- [Material shown]
....

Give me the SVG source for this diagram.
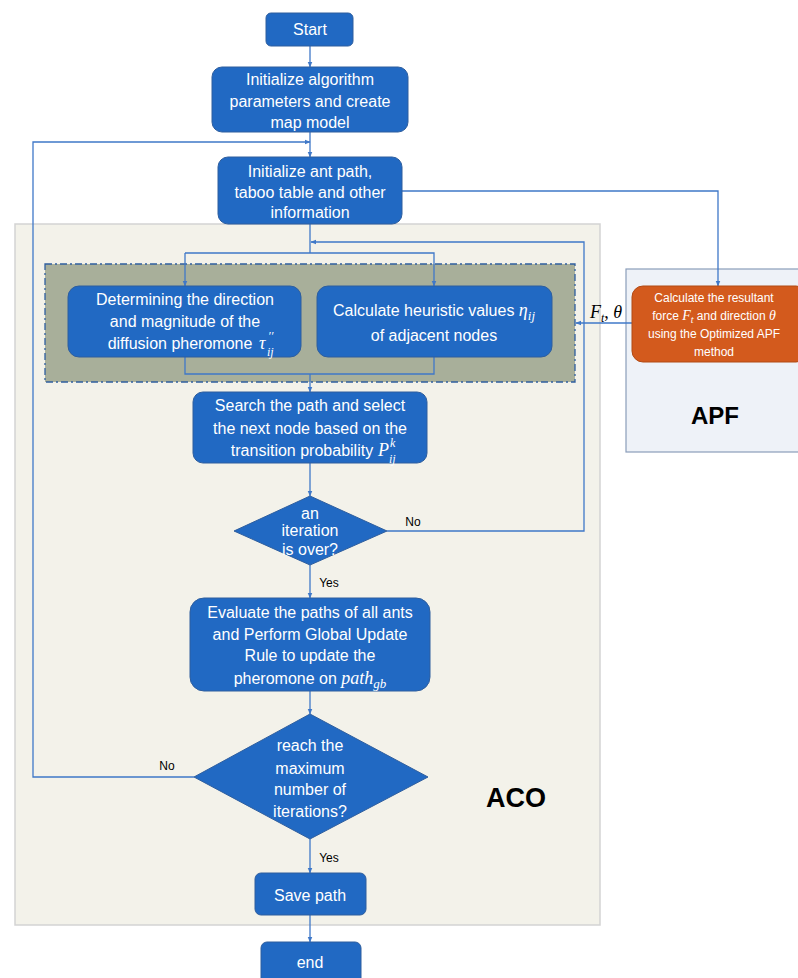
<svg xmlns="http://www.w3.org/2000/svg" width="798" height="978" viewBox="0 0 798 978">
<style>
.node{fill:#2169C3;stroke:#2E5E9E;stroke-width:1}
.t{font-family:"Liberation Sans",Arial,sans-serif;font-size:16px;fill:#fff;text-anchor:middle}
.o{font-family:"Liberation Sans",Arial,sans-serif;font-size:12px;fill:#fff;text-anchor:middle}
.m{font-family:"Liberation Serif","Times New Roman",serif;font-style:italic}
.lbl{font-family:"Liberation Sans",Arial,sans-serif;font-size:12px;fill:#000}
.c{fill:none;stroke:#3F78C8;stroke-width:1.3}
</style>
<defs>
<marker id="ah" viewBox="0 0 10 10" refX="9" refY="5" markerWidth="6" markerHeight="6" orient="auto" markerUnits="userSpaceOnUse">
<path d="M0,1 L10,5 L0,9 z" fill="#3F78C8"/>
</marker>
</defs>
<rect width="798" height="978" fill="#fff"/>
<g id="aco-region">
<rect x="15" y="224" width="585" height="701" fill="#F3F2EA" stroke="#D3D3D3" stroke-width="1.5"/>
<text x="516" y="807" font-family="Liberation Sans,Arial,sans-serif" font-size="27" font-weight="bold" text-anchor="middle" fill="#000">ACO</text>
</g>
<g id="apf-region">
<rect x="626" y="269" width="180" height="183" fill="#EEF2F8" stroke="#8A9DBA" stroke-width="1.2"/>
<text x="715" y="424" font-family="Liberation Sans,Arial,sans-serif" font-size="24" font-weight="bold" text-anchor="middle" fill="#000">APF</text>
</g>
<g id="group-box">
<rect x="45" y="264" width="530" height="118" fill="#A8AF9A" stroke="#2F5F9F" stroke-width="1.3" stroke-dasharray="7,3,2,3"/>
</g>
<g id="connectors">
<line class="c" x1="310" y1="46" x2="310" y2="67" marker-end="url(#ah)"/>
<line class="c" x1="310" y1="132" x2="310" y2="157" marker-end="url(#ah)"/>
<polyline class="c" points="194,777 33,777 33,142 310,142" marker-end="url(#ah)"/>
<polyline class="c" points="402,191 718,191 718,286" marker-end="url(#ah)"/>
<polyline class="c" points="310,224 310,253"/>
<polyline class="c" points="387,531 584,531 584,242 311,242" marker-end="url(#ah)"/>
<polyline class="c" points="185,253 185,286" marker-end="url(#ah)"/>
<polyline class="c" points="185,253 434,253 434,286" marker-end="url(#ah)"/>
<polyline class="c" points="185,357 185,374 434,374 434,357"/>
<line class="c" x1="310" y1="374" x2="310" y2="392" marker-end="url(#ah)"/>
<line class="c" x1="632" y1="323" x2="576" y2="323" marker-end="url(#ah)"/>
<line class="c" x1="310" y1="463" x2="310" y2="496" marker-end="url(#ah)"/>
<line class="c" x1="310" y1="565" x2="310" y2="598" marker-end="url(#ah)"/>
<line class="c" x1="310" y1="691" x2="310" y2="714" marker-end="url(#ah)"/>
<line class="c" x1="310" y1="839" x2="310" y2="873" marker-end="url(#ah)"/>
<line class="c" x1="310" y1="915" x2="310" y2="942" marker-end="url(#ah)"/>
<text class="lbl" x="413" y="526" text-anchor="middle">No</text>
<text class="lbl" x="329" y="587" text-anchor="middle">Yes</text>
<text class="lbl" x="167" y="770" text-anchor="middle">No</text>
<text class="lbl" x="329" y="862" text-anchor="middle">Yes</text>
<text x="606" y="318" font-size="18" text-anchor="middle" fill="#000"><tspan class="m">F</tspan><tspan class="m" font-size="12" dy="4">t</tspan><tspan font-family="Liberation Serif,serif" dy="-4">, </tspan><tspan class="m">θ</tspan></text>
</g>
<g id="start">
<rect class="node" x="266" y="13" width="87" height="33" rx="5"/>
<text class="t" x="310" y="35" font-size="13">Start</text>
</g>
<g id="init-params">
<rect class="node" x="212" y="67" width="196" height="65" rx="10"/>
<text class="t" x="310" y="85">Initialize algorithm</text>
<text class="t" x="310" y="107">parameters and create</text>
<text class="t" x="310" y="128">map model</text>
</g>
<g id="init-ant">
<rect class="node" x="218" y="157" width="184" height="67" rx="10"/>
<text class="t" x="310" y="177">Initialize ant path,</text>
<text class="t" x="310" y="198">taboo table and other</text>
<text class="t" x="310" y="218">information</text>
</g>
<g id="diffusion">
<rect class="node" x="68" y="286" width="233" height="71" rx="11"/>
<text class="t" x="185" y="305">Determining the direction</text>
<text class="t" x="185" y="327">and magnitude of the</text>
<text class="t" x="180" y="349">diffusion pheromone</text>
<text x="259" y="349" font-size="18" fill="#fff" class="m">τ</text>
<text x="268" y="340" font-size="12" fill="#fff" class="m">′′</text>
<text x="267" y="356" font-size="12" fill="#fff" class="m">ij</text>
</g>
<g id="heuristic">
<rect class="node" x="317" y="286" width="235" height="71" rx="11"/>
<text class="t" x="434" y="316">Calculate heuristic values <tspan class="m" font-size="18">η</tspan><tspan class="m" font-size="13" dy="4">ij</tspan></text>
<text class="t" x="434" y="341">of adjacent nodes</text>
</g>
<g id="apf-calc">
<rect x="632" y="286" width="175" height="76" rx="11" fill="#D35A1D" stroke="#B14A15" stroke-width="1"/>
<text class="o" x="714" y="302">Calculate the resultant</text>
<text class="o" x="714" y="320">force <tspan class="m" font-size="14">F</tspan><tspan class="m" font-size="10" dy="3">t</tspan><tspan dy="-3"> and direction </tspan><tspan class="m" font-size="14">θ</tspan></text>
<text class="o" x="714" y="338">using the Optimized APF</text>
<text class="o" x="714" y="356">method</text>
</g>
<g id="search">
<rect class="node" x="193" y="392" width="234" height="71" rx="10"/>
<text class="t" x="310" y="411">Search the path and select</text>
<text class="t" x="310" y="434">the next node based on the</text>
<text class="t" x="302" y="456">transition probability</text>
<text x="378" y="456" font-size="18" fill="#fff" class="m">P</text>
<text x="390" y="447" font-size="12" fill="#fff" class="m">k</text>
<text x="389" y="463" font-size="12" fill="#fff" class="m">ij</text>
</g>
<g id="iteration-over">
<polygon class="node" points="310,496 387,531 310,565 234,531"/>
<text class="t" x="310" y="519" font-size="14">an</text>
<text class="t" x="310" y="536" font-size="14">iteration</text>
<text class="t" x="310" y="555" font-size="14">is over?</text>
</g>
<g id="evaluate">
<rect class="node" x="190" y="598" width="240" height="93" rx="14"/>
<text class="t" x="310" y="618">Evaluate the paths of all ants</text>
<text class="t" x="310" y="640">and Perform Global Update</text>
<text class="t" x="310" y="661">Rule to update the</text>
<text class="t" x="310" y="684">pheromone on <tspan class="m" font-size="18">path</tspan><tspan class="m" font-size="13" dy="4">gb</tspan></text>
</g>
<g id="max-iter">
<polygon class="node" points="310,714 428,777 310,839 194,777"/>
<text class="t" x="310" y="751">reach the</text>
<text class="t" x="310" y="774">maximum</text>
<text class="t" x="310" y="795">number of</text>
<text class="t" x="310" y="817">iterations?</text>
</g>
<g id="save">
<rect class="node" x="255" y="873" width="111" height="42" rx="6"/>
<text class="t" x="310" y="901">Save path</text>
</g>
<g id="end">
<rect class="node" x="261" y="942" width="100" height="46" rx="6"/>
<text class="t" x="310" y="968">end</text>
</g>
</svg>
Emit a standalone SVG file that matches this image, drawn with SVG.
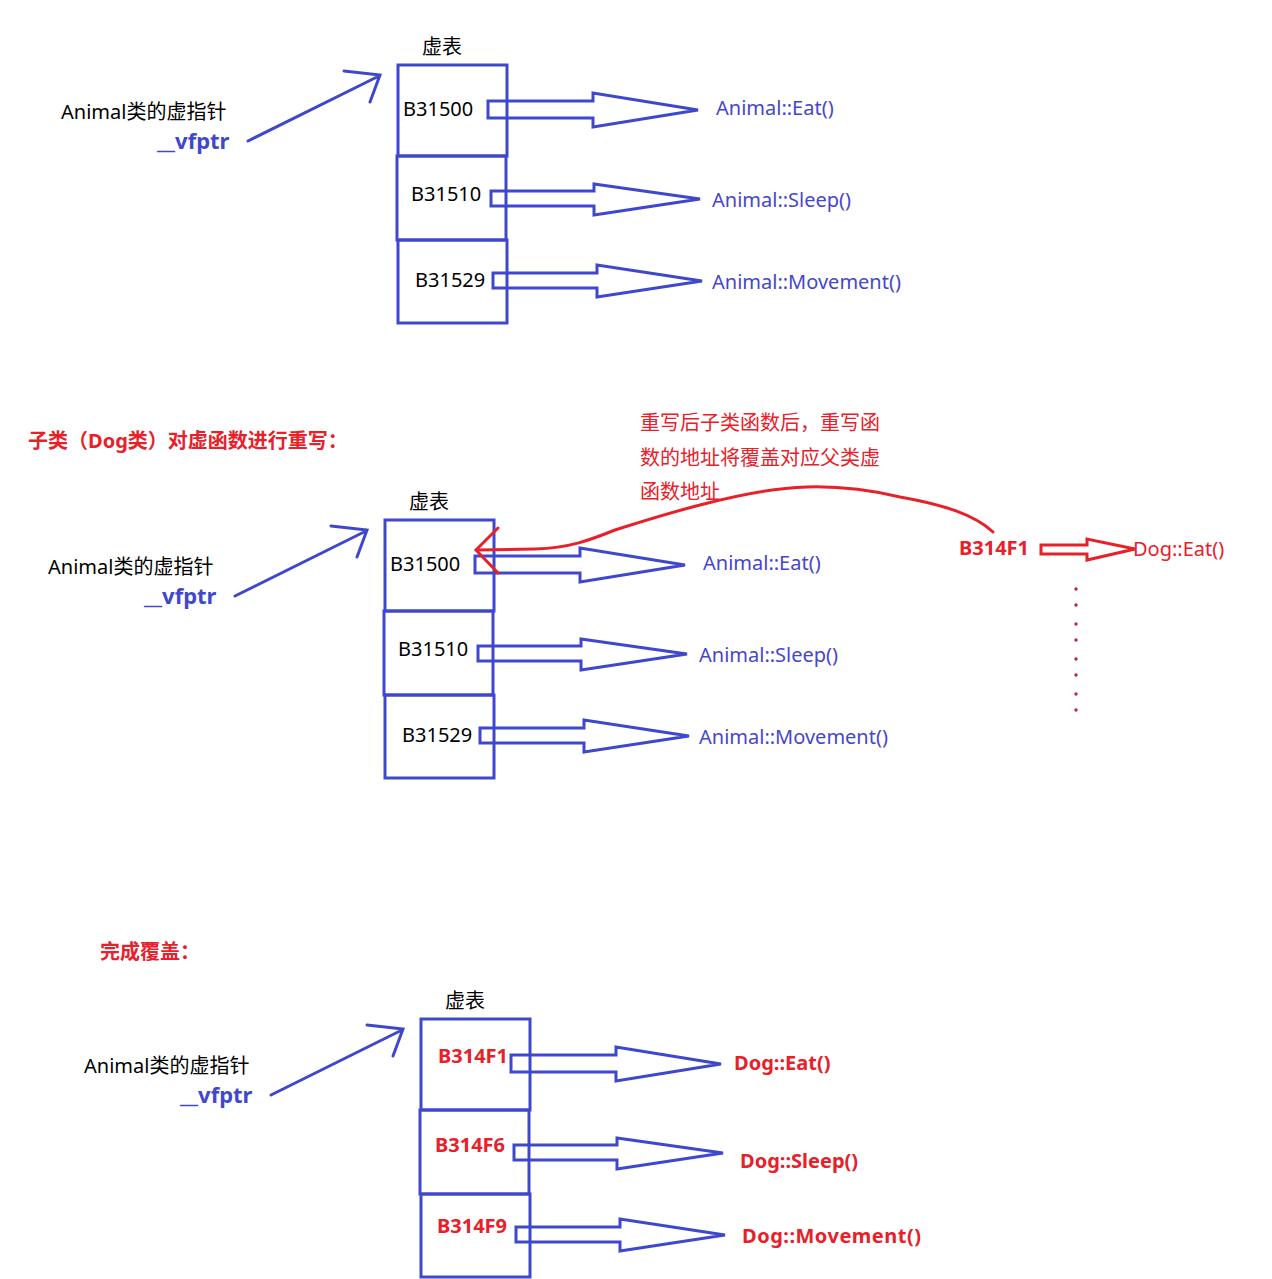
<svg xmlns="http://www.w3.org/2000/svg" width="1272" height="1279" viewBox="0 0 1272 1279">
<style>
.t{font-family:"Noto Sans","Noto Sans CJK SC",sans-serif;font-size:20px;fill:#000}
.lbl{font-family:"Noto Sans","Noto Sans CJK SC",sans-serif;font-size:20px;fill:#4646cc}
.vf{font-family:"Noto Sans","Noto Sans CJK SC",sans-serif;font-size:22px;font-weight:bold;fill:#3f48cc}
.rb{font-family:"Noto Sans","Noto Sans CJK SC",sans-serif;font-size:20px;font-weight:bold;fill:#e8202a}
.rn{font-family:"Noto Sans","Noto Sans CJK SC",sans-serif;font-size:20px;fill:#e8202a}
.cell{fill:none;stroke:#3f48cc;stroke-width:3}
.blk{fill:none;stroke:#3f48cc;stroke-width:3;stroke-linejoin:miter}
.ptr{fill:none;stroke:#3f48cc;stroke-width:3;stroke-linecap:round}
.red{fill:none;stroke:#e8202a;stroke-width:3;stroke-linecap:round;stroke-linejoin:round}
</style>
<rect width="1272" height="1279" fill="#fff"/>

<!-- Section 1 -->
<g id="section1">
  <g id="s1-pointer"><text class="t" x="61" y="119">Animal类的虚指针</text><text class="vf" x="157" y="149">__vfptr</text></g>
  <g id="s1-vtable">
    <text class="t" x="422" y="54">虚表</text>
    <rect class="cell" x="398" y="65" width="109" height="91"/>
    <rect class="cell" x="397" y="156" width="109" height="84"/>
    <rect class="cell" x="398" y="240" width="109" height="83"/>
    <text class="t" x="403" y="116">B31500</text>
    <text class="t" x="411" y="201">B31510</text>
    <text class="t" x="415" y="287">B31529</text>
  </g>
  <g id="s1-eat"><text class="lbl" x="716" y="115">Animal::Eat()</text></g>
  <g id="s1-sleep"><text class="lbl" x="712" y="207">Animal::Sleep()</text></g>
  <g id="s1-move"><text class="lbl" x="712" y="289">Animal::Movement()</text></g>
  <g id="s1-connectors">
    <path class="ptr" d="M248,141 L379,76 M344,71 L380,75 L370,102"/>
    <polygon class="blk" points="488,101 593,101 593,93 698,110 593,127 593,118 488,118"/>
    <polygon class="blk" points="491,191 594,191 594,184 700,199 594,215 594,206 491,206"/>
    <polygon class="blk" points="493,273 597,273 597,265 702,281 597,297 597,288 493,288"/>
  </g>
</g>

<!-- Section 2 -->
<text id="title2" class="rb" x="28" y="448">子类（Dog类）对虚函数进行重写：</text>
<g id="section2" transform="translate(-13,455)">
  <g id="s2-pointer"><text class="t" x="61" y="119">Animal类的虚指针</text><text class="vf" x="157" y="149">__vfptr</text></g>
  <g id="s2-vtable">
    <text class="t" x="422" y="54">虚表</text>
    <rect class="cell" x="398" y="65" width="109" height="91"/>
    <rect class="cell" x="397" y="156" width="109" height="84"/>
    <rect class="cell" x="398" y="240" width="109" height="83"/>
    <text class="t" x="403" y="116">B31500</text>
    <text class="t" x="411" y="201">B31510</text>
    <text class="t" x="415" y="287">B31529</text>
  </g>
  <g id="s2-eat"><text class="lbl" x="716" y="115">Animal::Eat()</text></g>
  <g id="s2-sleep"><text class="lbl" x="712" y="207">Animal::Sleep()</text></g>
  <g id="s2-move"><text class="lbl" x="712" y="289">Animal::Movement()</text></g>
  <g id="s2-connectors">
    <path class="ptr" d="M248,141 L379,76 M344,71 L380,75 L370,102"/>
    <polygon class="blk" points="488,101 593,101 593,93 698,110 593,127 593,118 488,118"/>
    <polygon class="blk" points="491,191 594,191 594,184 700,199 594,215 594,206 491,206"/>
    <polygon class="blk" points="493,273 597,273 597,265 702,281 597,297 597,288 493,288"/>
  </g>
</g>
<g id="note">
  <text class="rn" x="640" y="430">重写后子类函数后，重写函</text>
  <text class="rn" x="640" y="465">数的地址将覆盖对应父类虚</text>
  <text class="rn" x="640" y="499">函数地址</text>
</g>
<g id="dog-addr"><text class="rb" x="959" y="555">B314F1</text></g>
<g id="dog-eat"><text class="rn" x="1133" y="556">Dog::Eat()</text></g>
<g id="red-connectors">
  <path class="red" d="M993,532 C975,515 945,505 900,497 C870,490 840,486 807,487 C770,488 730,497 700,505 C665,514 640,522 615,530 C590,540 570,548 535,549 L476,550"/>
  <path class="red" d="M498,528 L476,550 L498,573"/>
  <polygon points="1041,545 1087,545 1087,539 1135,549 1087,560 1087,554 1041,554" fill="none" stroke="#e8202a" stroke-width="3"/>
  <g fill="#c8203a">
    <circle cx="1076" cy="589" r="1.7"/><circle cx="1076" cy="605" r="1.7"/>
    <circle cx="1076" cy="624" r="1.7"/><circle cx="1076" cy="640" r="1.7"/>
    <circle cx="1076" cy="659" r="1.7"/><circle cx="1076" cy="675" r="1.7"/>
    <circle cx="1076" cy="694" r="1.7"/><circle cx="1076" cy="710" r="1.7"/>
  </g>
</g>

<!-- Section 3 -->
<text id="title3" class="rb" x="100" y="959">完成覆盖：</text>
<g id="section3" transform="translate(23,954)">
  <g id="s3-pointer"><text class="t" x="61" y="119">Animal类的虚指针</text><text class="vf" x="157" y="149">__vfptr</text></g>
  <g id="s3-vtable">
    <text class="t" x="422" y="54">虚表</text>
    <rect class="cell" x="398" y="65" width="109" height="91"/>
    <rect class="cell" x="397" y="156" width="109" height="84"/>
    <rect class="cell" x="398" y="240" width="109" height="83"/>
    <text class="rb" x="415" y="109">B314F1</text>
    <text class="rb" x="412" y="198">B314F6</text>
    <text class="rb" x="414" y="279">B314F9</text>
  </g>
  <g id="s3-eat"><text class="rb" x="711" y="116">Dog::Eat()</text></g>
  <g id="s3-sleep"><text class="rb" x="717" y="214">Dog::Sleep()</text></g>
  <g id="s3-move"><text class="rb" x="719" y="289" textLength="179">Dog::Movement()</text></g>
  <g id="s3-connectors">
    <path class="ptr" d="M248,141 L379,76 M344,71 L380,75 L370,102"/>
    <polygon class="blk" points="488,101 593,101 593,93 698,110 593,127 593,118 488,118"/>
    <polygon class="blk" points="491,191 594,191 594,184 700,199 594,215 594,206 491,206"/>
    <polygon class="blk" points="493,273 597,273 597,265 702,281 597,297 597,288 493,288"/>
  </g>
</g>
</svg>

....

- [Brief] Tally the lines above that contain the word "this", and reply with only the number.

- [Answer to the task] 2